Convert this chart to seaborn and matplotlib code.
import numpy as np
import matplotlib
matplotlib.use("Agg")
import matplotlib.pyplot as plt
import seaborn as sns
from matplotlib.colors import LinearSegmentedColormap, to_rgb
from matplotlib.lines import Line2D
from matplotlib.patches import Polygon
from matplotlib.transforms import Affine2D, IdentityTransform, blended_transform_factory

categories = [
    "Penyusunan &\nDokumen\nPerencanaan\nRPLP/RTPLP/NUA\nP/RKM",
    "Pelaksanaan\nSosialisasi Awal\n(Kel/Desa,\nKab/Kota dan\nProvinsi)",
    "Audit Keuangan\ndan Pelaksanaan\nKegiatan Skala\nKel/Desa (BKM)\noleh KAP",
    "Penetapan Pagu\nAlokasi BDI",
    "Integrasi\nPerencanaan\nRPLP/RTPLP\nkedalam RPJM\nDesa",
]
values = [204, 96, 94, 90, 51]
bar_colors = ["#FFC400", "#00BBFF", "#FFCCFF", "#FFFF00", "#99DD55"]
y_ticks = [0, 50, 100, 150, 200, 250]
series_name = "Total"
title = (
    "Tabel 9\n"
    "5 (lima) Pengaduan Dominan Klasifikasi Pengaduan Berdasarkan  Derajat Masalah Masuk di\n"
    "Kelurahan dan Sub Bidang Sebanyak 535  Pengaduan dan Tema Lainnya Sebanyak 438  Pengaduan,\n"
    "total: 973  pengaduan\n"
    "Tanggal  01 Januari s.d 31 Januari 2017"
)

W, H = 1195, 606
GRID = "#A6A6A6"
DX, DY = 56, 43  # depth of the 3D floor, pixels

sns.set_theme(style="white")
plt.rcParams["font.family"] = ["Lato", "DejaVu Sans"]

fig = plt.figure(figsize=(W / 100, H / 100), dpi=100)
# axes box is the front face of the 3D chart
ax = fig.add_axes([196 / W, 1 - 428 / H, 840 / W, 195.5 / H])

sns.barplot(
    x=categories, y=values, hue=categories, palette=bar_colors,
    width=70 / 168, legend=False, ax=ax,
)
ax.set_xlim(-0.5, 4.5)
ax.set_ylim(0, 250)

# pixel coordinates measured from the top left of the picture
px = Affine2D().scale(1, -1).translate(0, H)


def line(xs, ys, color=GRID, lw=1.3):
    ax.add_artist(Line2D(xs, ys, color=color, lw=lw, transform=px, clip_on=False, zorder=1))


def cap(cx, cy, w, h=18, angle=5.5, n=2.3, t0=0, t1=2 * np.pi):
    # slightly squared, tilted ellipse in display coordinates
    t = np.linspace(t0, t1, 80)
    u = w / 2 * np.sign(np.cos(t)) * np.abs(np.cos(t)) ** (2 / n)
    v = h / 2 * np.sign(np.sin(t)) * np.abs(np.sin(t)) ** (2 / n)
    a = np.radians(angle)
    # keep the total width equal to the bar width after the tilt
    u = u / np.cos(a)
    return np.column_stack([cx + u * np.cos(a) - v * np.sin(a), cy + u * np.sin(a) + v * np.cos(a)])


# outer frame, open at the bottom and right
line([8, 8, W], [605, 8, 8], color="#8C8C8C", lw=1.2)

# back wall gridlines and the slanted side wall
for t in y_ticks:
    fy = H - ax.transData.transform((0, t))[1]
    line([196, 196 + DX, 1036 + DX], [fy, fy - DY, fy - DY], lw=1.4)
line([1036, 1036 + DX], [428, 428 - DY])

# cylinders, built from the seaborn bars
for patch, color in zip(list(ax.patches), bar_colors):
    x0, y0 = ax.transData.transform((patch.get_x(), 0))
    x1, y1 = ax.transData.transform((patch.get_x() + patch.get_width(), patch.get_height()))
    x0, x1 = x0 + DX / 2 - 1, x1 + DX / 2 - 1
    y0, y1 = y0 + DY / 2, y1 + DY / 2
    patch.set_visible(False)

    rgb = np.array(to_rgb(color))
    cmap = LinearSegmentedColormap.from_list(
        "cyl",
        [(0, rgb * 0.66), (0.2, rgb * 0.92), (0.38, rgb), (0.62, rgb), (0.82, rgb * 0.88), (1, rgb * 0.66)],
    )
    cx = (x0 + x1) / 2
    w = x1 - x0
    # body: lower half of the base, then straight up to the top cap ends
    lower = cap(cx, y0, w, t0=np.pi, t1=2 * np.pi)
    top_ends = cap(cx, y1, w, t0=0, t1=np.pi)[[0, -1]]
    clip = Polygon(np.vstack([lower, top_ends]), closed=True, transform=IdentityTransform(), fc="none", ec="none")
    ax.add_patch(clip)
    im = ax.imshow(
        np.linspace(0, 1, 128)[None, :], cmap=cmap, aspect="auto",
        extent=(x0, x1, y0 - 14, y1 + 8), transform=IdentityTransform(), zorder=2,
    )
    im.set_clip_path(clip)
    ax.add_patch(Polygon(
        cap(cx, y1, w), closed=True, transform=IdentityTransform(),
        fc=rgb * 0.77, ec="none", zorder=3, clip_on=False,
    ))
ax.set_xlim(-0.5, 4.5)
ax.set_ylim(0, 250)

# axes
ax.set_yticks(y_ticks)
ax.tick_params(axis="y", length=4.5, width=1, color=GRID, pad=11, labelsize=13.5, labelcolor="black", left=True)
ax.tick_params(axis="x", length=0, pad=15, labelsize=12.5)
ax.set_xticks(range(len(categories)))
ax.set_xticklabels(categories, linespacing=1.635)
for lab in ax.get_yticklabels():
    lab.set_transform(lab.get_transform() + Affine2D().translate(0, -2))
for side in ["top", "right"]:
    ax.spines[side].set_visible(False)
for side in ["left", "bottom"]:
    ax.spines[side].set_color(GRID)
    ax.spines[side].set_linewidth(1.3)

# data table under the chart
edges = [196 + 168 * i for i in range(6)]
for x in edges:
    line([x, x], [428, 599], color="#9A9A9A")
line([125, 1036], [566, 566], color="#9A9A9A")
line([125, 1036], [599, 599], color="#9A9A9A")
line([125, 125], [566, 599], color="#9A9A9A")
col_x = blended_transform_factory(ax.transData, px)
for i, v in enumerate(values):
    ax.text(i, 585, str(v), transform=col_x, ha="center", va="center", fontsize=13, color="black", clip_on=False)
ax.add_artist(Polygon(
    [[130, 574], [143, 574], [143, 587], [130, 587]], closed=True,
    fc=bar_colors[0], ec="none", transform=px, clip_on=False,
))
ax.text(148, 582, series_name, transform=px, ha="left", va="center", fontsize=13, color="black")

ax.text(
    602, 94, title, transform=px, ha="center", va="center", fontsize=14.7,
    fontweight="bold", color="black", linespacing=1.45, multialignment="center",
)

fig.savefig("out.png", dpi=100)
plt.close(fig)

# WORK TO DO
Set down each line of the material verbatim, from the first line through the line that contains "from matplotlib.transforms import".

# SOLUTION FOR THIS EXERCISE
Convert this chart to seaborn and matplotlib code.
import numpy as np
import matplotlib
matplotlib.use("Agg")
import matplotlib.pyplot as plt
import seaborn as sns
from matplotlib.colors import LinearSegmentedColormap, to_rgb
from matplotlib.lines import Line2D
from matplotlib.patches import Polygon
from matplotlib.transforms import Affine2D, IdentityTransform, blended_transform_factory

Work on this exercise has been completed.